WORK REQUIRED –
The records should be repeated word for word, pictures excluded.

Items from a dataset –
* * * * * * * * *

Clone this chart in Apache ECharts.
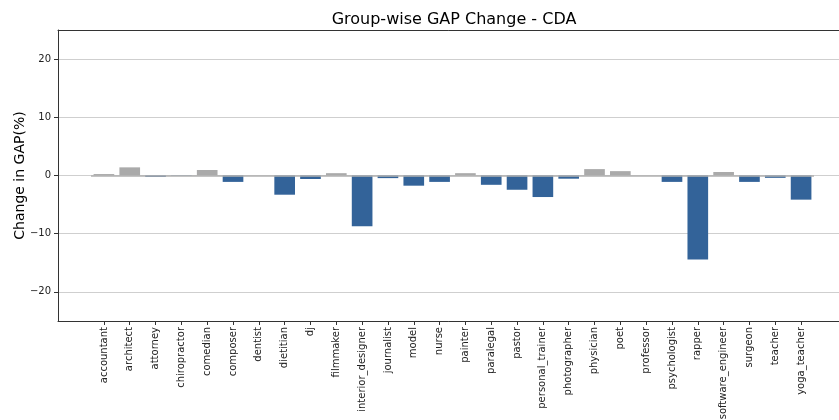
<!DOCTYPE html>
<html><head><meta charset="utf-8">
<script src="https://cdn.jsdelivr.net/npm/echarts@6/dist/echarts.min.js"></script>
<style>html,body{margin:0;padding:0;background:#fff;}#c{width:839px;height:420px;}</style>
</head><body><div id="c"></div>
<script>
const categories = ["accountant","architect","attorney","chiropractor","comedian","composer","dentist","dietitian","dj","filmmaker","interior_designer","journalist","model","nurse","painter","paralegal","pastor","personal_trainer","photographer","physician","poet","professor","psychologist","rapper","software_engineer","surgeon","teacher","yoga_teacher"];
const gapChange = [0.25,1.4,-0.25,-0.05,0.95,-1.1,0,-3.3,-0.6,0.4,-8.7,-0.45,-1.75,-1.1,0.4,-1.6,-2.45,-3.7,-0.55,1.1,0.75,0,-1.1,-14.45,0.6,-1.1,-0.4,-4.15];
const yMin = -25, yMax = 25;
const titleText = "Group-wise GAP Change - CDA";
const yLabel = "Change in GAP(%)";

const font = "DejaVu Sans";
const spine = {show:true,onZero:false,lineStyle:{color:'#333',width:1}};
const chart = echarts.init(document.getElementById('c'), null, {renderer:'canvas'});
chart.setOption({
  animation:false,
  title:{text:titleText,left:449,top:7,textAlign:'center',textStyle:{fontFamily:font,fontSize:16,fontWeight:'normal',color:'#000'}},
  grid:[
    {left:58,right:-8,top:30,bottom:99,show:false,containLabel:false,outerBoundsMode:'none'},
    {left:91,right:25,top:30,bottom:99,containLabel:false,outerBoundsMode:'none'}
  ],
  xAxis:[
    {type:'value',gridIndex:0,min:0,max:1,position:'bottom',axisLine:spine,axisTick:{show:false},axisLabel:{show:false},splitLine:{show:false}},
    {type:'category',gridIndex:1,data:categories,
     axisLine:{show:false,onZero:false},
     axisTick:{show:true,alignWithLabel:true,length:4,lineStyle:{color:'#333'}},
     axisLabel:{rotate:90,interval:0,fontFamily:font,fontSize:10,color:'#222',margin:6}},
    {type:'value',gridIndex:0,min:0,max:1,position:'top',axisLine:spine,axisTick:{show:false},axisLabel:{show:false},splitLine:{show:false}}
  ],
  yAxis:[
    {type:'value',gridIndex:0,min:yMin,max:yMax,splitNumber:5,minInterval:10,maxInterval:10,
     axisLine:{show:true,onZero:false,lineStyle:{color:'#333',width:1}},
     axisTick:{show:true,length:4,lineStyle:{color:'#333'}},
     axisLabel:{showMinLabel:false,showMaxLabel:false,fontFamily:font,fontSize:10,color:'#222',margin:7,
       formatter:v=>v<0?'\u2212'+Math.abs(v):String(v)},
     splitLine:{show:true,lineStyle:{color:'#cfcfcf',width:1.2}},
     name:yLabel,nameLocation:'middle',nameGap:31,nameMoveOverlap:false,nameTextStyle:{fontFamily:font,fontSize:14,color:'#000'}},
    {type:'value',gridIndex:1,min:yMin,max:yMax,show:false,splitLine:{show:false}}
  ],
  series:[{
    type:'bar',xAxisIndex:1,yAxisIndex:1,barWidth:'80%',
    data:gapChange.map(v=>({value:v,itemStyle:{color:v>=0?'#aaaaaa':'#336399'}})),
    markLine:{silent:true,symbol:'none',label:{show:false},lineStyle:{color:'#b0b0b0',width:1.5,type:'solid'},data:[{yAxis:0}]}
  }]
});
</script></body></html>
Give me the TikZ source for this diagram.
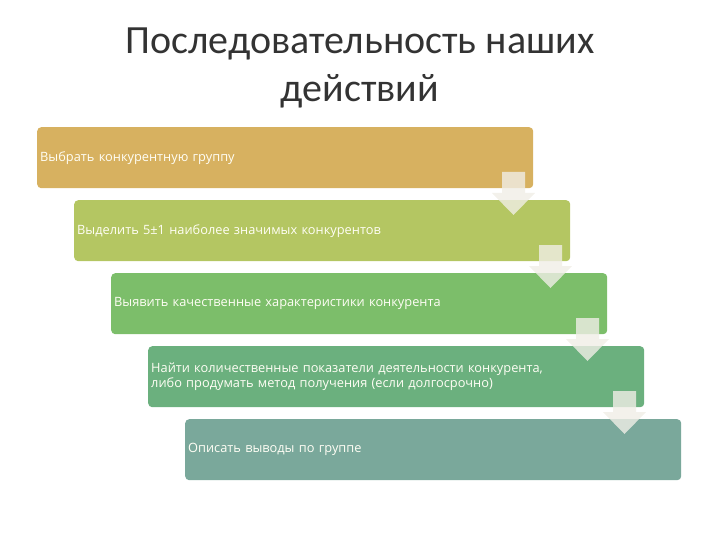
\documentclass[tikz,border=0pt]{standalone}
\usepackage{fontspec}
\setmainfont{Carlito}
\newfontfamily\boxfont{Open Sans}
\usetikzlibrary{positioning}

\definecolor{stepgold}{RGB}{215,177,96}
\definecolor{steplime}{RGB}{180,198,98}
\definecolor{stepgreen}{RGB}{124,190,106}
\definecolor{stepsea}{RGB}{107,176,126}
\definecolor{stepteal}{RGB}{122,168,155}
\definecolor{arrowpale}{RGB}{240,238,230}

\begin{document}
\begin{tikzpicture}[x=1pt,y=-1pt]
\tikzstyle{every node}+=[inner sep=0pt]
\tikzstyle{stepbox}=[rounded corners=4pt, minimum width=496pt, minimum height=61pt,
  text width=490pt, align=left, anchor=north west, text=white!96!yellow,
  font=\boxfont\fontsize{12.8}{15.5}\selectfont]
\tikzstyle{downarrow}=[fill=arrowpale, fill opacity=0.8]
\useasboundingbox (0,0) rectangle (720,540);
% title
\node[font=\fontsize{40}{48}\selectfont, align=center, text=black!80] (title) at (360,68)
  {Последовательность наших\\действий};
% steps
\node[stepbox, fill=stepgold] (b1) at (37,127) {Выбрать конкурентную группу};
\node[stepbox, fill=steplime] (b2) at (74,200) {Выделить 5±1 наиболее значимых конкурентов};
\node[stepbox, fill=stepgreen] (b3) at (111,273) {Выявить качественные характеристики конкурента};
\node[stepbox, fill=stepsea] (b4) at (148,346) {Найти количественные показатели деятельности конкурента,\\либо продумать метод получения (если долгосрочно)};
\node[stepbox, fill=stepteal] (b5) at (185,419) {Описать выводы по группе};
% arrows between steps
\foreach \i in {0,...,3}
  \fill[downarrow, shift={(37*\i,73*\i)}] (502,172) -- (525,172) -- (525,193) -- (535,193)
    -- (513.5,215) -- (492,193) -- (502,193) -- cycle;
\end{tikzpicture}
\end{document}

* * * * * * * * *

WRITTEN ANSWER –
Clone this chart in Apache ECharts.
<!DOCTYPE html>
<html><head><meta charset="utf-8">
<script src="https://cdn.jsdelivr.net/npm/echarts@6/dist/echarts.min.js"></script>
<style>html,body{margin:0;padding:0;background:#fff;}#c{width:839px;height:420px;}</style>
</head><body><div id="c"></div>
<script>
const categories = ["accountant","architect","attorney","chiropractor","comedian","composer","dentist","dietitian","dj","filmmaker","interior_designer","journalist","model","nurse","painter","paralegal","pastor","personal_trainer","photographer","physician","poet","professor","psychologist","rapper","software_engineer","surgeon","teacher","yoga_teacher"];
const gapChange = [0.25,1.4,-0.25,-0.05,0.95,-1.1,0,-3.3,-0.6,0.4,-8.7,-0.45,-1.75,-1.1,0.4,-1.6,-2.45,-3.7,-0.55,1.1,0.75,0,-1.1,-14.45,0.6,-1.1,-0.4,-4.15];
const yMin = -25, yMax = 25;
const titleText = "Group-wise GAP Change - CDA";
const yLabel = "Change in GAP(%)";

const font = "DejaVu Sans";
const spine = {show:true,onZero:false,lineStyle:{color:'#333',width:1}};
const chart = echarts.init(document.getElementById('c'), null, {renderer:'canvas'});
chart.setOption({
  animation:false,
  title:{text:titleText,left:449,top:7,textAlign:'center',textStyle:{fontFamily:font,fontSize:16,fontWeight:'normal',color:'#000'}},
  grid:[
    {left:58,right:-8,top:30,bottom:99,show:false,containLabel:false,outerBoundsMode:'none'},
    {left:91,right:25,top:30,bottom:99,containLabel:false,outerBoundsMode:'none'}
  ],
  xAxis:[
    {type:'value',gridIndex:0,min:0,max:1,position:'bottom',axisLine:spine,axisTick:{show:false},axisLabel:{show:false},splitLine:{show:false}},
    {type:'category',gridIndex:1,data:categories,
     axisLine:{show:false,onZero:false},
     axisTick:{show:true,alignWithLabel:true,length:4,lineStyle:{color:'#333'}},
     axisLabel:{rotate:90,interval:0,fontFamily:font,fontSize:10,color:'#222',margin:6}},
    {type:'value',gridIndex:0,min:0,max:1,position:'top',axisLine:spine,axisTick:{show:false},axisLabel:{show:false},splitLine:{show:false}}
  ],
  yAxis:[
    {type:'value',gridIndex:0,min:yMin,max:yMax,splitNumber:5,minInterval:10,maxInterval:10,
     axisLine:{show:true,onZero:false,lineStyle:{color:'#333',width:1}},
     axisTick:{show:true,length:4,lineStyle:{color:'#333'}},
     axisLabel:{showMinLabel:false,showMaxLabel:false,fontFamily:font,fontSize:10,color:'#222',margin:7,
       formatter:v=>v<0?'\u2212'+Math.abs(v):String(v)},
     splitLine:{show:true,lineStyle:{color:'#cfcfcf',width:1.2}},
     name:yLabel,nameLocation:'middle',nameGap:31,nameMoveOverlap:false,nameTextStyle:{fontFamily:font,fontSize:14,color:'#000'}},
    {type:'value',gridIndex:1,min:yMin,max:yMax,show:false,splitLine:{show:false}}
  ],
  series:[{
    type:'bar',xAxisIndex:1,yAxisIndex:1,barWidth:'80%',
    data:gapChange.map(v=>({value:v,itemStyle:{color:v>=0?'#aaaaaa':'#336399'}})),
    markLine:{silent:true,symbol:'none',label:{show:false},lineStyle:{color:'#b0b0b0',width:1.5,type:'solid'},data:[{yAxis:0}]}
  }]
});
</script></body></html>
Give me the TikZ source for this diagram.
\documentclass[tikz,border=0pt]{standalone}
\usepackage{fontspec}
\setmainfont{Carlito}
\newfontfamily\boxfont{Open Sans}
\usetikzlibrary{positioning}

\definecolor{stepgold}{RGB}{215,177,96}
\definecolor{steplime}{RGB}{180,198,98}
\definecolor{stepgreen}{RGB}{124,190,106}
\definecolor{stepsea}{RGB}{107,176,126}
\definecolor{stepteal}{RGB}{122,168,155}
\definecolor{arrowpale}{RGB}{240,238,230}

\begin{document}
\begin{tikzpicture}[x=1pt,y=-1pt]
\tikzstyle{every node}+=[inner sep=0pt]
\tikzstyle{stepbox}=[rounded corners=4pt, minimum width=496pt, minimum height=61pt,
  text width=490pt, align=left, anchor=north west, text=white!96!yellow,
  font=\boxfont\fontsize{12.8}{15.5}\selectfont]
\tikzstyle{downarrow}=[fill=arrowpale, fill opacity=0.8]
\useasboundingbox (0,0) rectangle (720,540);
% title
\node[font=\fontsize{40}{48}\selectfont, align=center, text=black!80] (title) at (360,68)
  {Последовательность наших\\действий};
% steps
\node[stepbox, fill=stepgold] (b1) at (37,127) {Выбрать конкурентную группу};
\node[stepbox, fill=steplime] (b2) at (74,200) {Выделить 5±1 наиболее значимых конкурентов};
\node[stepbox, fill=stepgreen] (b3) at (111,273) {Выявить качественные характеристики конкурента};
\node[stepbox, fill=stepsea] (b4) at (148,346) {Найти количественные показатели деятельности конкурента,\\либо продумать метод получения (если долгосрочно)};
\node[stepbox, fill=stepteal] (b5) at (185,419) {Описать выводы по группе};
% arrows between steps
\foreach \i in {0,...,3}
  \fill[downarrow, shift={(37*\i,73*\i)}] (502,172) -- (525,172) -- (525,193) -- (535,193)
    -- (513.5,215) -- (492,193) -- (502,193) -- cycle;
\end{tikzpicture}
\end{document}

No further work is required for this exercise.